Task requirements:
From the first line of the data below, copy each line up to the one containing "0.001, 0.001];", and include that line too.

━━━ Data excerpt

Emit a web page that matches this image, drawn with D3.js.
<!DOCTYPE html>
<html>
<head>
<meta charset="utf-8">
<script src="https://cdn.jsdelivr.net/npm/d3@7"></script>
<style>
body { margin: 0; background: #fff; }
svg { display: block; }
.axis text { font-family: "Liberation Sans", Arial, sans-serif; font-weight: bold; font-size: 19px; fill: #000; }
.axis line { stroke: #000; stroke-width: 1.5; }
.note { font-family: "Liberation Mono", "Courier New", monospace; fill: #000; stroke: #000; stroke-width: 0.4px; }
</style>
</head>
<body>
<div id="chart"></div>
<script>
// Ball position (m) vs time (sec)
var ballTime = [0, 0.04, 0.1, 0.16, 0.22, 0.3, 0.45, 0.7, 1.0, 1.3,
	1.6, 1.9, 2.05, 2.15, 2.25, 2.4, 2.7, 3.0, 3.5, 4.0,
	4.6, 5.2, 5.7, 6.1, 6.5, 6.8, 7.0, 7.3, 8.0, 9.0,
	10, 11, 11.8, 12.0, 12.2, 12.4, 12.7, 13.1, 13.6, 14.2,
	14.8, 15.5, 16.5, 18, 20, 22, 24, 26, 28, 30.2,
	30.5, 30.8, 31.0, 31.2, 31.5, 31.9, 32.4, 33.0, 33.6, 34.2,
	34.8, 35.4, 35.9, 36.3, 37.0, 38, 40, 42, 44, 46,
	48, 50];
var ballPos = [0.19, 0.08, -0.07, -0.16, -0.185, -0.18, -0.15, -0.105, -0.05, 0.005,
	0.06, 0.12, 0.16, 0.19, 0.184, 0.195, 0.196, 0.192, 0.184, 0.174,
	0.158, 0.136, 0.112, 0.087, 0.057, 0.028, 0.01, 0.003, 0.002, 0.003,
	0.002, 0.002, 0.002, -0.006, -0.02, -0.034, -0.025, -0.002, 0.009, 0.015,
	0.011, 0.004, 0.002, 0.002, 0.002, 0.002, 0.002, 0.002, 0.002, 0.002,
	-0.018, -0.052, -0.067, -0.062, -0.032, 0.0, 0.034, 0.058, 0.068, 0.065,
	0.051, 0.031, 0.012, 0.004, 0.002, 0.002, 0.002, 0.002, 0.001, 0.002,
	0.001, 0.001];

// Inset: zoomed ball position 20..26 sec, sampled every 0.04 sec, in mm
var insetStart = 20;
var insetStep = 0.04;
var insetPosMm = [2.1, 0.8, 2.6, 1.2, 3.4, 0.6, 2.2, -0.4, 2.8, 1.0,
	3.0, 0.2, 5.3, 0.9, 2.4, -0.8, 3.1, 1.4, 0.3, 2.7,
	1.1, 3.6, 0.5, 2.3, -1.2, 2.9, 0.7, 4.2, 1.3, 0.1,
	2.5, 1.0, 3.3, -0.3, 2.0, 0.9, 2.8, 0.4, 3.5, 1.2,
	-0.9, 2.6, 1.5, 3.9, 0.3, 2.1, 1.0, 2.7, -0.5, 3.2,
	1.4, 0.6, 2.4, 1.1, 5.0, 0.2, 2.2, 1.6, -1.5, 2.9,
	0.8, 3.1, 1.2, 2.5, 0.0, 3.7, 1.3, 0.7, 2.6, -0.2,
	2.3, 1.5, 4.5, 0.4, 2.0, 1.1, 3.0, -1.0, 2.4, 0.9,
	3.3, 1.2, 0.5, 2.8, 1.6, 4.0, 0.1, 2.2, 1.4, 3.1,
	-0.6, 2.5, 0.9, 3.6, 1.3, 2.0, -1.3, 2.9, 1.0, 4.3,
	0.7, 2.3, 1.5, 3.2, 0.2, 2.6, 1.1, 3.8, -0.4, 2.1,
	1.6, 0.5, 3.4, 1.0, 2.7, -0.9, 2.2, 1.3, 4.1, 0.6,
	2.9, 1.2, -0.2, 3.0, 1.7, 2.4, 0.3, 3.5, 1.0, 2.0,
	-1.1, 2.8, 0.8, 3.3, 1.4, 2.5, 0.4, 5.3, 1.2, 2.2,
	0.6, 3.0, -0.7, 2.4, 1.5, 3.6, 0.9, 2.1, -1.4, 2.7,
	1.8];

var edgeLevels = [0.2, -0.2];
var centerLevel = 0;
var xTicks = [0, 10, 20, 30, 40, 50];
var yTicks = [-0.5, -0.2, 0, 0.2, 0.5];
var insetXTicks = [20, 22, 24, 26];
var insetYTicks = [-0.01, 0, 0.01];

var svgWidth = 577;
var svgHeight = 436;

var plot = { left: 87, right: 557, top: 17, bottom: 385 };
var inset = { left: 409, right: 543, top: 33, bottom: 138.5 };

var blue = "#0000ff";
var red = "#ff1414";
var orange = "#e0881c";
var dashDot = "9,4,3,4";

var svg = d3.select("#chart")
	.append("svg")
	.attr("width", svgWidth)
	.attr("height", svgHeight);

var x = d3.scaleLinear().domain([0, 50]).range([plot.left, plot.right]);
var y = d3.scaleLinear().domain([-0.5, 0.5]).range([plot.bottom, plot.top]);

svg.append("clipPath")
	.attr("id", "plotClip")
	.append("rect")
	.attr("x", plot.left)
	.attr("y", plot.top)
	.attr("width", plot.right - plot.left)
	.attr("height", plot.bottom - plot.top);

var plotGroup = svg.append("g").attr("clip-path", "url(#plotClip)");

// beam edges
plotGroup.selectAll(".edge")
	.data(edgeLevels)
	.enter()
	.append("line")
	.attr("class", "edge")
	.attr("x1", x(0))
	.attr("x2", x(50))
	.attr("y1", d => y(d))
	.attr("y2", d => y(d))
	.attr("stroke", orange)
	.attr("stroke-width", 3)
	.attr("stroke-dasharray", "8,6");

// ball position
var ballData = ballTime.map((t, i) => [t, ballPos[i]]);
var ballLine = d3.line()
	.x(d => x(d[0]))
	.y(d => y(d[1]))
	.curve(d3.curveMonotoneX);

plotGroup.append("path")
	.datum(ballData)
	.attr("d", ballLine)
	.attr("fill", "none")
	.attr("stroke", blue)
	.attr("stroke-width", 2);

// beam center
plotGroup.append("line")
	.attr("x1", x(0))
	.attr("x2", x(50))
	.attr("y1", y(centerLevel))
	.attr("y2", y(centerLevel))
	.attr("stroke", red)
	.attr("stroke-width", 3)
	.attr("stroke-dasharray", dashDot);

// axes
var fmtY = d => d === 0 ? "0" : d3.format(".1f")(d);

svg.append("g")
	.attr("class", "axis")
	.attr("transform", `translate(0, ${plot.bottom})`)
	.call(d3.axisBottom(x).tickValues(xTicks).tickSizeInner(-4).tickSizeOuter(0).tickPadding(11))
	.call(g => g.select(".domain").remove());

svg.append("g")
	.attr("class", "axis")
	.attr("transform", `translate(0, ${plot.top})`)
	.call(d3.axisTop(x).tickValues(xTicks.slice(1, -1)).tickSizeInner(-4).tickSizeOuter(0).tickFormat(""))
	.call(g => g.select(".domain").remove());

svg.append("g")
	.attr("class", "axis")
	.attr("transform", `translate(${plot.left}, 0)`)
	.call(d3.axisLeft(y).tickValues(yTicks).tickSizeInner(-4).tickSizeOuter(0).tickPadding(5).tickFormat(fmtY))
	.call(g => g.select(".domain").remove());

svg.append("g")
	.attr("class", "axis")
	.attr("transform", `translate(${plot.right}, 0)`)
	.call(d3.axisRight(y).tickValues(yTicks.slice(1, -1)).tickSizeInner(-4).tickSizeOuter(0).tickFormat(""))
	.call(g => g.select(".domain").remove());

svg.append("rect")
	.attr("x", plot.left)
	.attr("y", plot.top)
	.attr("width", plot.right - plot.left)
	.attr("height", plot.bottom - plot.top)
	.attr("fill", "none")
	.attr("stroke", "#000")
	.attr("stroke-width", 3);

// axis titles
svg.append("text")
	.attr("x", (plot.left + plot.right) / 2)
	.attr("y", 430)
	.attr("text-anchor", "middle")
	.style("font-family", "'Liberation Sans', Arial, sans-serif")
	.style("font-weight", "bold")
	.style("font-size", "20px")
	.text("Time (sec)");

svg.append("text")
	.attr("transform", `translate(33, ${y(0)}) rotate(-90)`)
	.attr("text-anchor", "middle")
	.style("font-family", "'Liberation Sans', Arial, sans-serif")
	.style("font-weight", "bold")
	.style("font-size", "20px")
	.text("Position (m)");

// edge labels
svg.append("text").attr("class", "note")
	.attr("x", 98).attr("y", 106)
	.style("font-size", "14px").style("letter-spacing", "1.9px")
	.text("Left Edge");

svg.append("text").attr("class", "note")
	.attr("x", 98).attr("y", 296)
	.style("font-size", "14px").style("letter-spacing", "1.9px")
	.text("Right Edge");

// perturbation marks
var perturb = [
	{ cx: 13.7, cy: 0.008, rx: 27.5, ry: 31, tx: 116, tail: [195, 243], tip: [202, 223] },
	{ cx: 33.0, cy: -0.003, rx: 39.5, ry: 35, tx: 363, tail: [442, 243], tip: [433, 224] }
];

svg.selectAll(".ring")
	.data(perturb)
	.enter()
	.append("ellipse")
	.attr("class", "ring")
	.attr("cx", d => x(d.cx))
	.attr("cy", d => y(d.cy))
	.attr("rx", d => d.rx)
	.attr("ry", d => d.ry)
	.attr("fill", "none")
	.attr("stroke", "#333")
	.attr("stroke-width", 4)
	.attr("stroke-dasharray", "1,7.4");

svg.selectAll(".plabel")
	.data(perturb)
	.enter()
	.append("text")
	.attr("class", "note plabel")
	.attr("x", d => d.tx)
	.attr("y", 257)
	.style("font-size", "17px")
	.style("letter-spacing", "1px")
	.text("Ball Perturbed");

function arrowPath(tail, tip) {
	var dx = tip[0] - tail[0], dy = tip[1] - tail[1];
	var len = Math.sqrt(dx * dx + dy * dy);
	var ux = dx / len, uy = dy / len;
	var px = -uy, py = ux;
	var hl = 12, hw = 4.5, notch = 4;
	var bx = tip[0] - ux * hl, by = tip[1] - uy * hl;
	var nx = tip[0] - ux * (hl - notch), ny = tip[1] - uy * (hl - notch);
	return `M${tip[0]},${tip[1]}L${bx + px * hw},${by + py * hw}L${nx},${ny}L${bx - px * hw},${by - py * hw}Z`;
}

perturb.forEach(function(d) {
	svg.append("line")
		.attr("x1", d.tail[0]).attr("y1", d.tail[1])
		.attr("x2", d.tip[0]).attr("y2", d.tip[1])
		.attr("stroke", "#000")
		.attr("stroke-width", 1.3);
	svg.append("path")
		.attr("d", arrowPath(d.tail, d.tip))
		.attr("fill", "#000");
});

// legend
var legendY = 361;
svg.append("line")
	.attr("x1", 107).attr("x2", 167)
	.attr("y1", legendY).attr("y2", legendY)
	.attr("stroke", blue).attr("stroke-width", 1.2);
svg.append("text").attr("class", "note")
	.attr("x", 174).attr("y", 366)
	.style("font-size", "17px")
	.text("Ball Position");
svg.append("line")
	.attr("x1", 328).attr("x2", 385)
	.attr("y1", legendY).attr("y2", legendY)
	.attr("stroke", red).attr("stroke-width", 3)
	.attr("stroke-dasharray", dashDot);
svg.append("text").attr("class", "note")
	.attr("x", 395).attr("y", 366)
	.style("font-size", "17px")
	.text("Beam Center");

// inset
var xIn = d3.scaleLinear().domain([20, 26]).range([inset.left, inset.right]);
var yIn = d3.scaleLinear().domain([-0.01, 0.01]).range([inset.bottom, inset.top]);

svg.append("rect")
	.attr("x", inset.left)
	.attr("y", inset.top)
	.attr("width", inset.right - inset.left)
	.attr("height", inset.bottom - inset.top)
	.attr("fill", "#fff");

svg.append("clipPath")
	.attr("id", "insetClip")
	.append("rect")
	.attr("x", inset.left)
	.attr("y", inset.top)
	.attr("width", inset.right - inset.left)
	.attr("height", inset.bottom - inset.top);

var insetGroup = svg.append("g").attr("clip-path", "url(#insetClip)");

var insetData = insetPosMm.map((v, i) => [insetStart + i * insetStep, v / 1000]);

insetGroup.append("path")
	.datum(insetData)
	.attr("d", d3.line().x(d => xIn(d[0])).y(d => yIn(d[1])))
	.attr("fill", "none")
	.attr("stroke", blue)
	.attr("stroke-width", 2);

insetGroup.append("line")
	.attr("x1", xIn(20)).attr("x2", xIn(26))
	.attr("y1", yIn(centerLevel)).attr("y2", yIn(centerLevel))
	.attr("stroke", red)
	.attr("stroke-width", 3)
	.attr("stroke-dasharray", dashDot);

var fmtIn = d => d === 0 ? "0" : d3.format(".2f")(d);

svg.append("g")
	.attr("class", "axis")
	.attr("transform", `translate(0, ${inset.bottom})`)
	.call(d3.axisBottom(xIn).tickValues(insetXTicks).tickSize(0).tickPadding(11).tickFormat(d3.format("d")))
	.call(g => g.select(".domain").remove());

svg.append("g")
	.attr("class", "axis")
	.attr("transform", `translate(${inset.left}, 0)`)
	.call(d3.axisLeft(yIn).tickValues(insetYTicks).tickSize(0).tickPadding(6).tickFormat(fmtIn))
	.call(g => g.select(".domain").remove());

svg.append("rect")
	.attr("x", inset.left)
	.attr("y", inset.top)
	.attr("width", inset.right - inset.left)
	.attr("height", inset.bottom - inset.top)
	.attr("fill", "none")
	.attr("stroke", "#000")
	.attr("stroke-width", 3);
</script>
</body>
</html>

━━━━━━

Reply to the task:
Emit a web page that matches this image, drawn with D3.js.
<!DOCTYPE html>
<html>
<head>
<meta charset="utf-8">
<script src="https://cdn.jsdelivr.net/npm/d3@7"></script>
<style>
body { margin: 0; background: #fff; }
svg { display: block; }
.axis text { font-family: "Liberation Sans", Arial, sans-serif; font-weight: bold; font-size: 19px; fill: #000; }
.axis line { stroke: #000; stroke-width: 1.5; }
.note { font-family: "Liberation Mono", "Courier New", monospace; fill: #000; stroke: #000; stroke-width: 0.4px; }
</style>
</head>
<body>
<div id="chart"></div>
<script>
// Ball position (m) vs time (sec)
var ballTime = [0, 0.04, 0.1, 0.16, 0.22, 0.3, 0.45, 0.7, 1.0, 1.3,
	1.6, 1.9, 2.05, 2.15, 2.25, 2.4, 2.7, 3.0, 3.5, 4.0,
	4.6, 5.2, 5.7, 6.1, 6.5, 6.8, 7.0, 7.3, 8.0, 9.0,
	10, 11, 11.8, 12.0, 12.2, 12.4, 12.7, 13.1, 13.6, 14.2,
	14.8, 15.5, 16.5, 18, 20, 22, 24, 26, 28, 30.2,
	30.5, 30.8, 31.0, 31.2, 31.5, 31.9, 32.4, 33.0, 33.6, 34.2,
	34.8, 35.4, 35.9, 36.3, 37.0, 38, 40, 42, 44, 46,
	48, 50];
var ballPos = [0.19, 0.08, -0.07, -0.16, -0.185, -0.18, -0.15, -0.105, -0.05, 0.005,
	0.06, 0.12, 0.16, 0.19, 0.184, 0.195, 0.196, 0.192, 0.184, 0.174,
	0.158, 0.136, 0.112, 0.087, 0.057, 0.028, 0.01, 0.003, 0.002, 0.003,
	0.002, 0.002, 0.002, -0.006, -0.02, -0.034, -0.025, -0.002, 0.009, 0.015,
	0.011, 0.004, 0.002, 0.002, 0.002, 0.002, 0.002, 0.002, 0.002, 0.002,
	-0.018, -0.052, -0.067, -0.062, -0.032, 0.0, 0.034, 0.058, 0.068, 0.065,
	0.051, 0.031, 0.012, 0.004, 0.002, 0.002, 0.002, 0.002, 0.001, 0.002,
	0.001, 0.001];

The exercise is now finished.